_Goal_
Take every line from the first down to the line with "-- (mem.south west);" and set it down exactly, without the pictures.

_Provided data_
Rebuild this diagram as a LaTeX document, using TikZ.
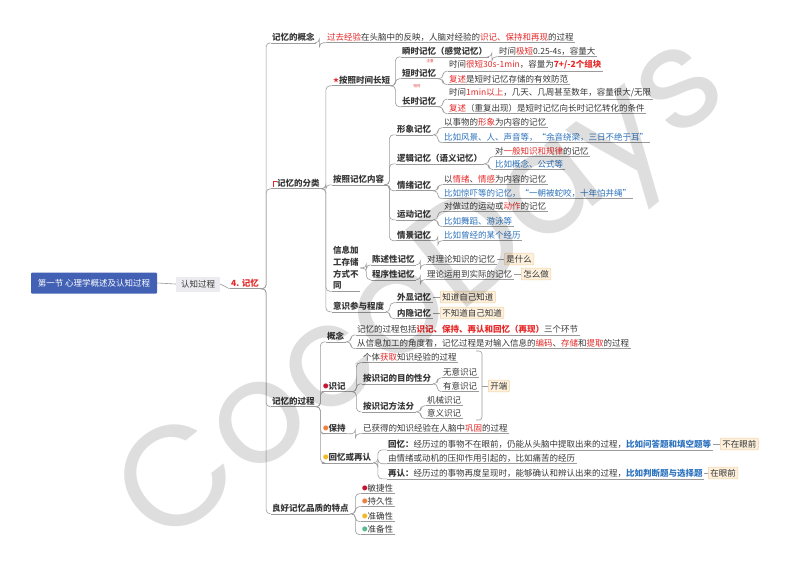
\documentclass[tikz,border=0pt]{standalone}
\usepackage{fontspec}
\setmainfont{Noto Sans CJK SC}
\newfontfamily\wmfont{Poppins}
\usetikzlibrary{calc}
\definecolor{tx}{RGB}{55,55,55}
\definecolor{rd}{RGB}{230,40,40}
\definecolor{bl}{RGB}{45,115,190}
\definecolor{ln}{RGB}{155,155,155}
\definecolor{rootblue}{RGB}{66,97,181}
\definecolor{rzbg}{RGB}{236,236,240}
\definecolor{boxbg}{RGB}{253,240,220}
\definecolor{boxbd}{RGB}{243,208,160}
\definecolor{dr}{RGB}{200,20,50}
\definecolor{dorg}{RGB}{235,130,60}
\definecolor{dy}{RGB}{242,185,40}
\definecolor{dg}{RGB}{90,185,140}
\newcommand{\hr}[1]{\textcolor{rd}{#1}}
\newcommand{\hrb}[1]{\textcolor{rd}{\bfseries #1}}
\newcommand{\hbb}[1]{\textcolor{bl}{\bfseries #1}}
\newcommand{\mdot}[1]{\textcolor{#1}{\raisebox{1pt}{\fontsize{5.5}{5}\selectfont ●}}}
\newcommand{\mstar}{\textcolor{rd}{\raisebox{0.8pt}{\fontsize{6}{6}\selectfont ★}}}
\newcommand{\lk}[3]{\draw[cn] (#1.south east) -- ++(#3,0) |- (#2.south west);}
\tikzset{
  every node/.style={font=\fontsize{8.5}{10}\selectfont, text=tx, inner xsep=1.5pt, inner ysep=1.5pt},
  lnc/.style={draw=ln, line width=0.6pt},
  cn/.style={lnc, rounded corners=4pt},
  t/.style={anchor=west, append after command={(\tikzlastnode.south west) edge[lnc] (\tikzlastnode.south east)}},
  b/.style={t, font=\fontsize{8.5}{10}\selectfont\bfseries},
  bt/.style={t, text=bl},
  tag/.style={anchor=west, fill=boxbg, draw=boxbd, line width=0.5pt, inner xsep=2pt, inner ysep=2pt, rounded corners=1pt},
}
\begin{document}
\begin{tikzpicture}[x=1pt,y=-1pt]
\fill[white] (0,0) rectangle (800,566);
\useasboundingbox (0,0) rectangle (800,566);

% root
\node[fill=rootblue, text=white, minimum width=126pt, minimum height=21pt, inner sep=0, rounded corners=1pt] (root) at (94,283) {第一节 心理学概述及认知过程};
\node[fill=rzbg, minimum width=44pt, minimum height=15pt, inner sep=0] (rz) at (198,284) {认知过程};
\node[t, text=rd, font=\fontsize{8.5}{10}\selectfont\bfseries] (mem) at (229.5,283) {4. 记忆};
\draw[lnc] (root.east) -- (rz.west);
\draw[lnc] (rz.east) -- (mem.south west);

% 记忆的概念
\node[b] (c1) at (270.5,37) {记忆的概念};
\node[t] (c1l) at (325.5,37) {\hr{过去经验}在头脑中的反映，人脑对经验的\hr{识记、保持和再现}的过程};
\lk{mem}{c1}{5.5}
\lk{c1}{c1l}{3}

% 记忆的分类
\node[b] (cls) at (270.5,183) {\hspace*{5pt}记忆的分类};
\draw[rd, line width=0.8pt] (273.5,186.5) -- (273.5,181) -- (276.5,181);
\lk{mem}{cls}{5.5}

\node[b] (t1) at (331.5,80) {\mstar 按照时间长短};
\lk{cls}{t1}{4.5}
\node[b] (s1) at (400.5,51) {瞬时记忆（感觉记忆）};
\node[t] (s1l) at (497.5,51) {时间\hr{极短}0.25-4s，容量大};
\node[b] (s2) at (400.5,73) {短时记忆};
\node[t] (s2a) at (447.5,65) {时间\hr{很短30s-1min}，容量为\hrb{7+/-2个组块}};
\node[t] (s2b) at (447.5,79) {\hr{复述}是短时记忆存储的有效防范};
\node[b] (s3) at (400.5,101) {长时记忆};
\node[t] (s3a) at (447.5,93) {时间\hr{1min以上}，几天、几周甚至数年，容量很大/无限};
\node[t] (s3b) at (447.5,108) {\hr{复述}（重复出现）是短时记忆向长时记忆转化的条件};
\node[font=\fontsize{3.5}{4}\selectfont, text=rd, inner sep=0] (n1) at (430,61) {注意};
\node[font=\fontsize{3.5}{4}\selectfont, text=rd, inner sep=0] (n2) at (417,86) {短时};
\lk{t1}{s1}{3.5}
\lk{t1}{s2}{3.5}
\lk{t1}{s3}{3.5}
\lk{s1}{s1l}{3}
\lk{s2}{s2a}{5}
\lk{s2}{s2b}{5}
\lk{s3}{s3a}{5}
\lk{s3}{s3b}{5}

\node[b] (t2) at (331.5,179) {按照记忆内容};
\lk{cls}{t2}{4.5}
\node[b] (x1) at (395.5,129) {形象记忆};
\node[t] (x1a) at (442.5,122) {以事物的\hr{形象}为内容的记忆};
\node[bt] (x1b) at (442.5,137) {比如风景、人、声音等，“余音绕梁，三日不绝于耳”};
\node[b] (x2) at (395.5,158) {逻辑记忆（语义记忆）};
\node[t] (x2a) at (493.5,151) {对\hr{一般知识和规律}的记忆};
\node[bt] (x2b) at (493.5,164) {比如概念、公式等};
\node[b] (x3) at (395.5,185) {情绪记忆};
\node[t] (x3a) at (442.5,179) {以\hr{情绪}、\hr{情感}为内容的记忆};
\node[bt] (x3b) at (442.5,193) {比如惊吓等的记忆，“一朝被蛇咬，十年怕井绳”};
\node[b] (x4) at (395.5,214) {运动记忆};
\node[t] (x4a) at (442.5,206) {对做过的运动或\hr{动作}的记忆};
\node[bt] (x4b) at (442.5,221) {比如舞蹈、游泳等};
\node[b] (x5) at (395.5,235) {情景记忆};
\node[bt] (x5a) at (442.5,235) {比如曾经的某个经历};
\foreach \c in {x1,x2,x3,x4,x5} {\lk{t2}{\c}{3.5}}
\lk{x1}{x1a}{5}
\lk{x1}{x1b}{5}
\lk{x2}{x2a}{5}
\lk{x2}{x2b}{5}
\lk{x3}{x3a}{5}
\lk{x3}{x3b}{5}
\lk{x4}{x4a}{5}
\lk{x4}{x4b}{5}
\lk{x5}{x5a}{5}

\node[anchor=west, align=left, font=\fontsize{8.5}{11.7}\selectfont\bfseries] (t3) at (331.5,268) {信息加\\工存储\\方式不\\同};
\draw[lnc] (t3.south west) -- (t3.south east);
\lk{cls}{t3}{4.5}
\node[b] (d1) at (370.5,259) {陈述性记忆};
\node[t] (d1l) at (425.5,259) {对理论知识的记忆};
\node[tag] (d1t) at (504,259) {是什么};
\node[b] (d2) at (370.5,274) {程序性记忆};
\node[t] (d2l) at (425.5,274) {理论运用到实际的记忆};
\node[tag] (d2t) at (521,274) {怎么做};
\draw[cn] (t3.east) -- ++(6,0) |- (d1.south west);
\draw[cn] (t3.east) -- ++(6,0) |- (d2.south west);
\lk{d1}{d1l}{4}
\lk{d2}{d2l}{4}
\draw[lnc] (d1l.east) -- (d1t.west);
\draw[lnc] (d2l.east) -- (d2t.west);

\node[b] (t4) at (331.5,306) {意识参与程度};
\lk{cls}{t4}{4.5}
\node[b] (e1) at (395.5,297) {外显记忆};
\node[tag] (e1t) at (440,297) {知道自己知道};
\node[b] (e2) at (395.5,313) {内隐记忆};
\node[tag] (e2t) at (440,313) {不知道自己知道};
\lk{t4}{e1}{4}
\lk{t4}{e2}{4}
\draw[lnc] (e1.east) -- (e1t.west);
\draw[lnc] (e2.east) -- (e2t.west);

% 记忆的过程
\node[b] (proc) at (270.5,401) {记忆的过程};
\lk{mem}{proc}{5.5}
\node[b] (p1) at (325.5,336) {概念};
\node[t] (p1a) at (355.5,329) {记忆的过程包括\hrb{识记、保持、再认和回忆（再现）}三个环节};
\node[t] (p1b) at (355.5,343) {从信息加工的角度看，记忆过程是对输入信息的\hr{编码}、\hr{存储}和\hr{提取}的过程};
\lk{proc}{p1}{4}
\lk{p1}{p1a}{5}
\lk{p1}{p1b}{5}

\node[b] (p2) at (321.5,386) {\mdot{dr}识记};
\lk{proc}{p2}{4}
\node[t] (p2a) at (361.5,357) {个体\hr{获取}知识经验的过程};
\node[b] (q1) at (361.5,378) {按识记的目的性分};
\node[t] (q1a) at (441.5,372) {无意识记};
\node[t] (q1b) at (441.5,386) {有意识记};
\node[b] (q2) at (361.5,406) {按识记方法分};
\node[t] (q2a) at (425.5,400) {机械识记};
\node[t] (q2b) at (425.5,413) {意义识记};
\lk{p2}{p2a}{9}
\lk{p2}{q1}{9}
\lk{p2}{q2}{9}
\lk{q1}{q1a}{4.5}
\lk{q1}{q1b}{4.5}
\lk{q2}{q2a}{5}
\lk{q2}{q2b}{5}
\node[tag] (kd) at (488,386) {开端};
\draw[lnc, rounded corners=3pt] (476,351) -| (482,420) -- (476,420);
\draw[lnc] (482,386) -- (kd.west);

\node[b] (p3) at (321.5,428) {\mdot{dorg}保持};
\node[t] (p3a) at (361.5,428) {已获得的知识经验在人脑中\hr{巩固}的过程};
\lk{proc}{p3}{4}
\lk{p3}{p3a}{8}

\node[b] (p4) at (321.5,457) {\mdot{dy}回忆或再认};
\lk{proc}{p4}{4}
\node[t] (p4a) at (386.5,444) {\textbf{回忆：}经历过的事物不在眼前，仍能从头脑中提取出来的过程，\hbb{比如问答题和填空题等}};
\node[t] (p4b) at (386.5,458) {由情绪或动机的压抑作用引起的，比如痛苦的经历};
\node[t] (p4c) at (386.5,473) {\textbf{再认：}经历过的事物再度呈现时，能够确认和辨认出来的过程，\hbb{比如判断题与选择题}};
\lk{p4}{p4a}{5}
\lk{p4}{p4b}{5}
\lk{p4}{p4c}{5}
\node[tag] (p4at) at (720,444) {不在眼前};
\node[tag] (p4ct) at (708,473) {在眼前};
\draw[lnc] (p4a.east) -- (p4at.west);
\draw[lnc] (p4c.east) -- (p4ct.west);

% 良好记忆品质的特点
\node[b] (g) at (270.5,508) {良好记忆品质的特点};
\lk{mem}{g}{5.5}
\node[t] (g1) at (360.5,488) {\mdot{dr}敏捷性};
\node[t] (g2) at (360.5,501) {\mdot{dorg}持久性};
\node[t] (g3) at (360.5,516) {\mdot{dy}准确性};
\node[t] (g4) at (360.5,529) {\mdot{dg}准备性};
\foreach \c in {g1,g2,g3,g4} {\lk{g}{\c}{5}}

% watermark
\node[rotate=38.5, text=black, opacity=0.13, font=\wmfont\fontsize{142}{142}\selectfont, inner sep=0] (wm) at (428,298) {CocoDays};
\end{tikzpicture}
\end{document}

_Result below_
Rebuild this diagram as a LaTeX document, using TikZ.
\documentclass[tikz,border=0pt]{standalone}
\usepackage{fontspec}
\setmainfont{Noto Sans CJK SC}
\newfontfamily\wmfont{Poppins}
\usetikzlibrary{calc}
\definecolor{tx}{RGB}{55,55,55}
\definecolor{rd}{RGB}{230,40,40}
\definecolor{bl}{RGB}{45,115,190}
\definecolor{ln}{RGB}{155,155,155}
\definecolor{rootblue}{RGB}{66,97,181}
\definecolor{rzbg}{RGB}{236,236,240}
\definecolor{boxbg}{RGB}{253,240,220}
\definecolor{boxbd}{RGB}{243,208,160}
\definecolor{dr}{RGB}{200,20,50}
\definecolor{dorg}{RGB}{235,130,60}
\definecolor{dy}{RGB}{242,185,40}
\definecolor{dg}{RGB}{90,185,140}
\newcommand{\hr}[1]{\textcolor{rd}{#1}}
\newcommand{\hrb}[1]{\textcolor{rd}{\bfseries #1}}
\newcommand{\hbb}[1]{\textcolor{bl}{\bfseries #1}}
\newcommand{\mdot}[1]{\textcolor{#1}{\raisebox{1pt}{\fontsize{5.5}{5}\selectfont ●}}}
\newcommand{\mstar}{\textcolor{rd}{\raisebox{0.8pt}{\fontsize{6}{6}\selectfont ★}}}
\newcommand{\lk}[3]{\draw[cn] (#1.south east) -- ++(#3,0) |- (#2.south west);}
\tikzset{
  every node/.style={font=\fontsize{8.5}{10}\selectfont, text=tx, inner xsep=1.5pt, inner ysep=1.5pt},
  lnc/.style={draw=ln, line width=0.6pt},
  cn/.style={lnc, rounded corners=4pt},
  t/.style={anchor=west, append after command={(\tikzlastnode.south west) edge[lnc] (\tikzlastnode.south east)}},
  b/.style={t, font=\fontsize{8.5}{10}\selectfont\bfseries},
  bt/.style={t, text=bl},
  tag/.style={anchor=west, fill=boxbg, draw=boxbd, line width=0.5pt, inner xsep=2pt, inner ysep=2pt, rounded corners=1pt},
}
\begin{document}
\begin{tikzpicture}[x=1pt,y=-1pt]
\fill[white] (0,0) rectangle (800,566);
\useasboundingbox (0,0) rectangle (800,566);

% root
\node[fill=rootblue, text=white, minimum width=126pt, minimum height=21pt, inner sep=0, rounded corners=1pt] (root) at (94,283) {第一节 心理学概述及认知过程};
\node[fill=rzbg, minimum width=44pt, minimum height=15pt, inner sep=0] (rz) at (198,284) {认知过程};
\node[t, text=rd, font=\fontsize{8.5}{10}\selectfont\bfseries] (mem) at (229.5,283) {4. 记忆};
\draw[lnc] (root.east) -- (rz.west);
\draw[lnc] (rz.east) -- (mem.south west);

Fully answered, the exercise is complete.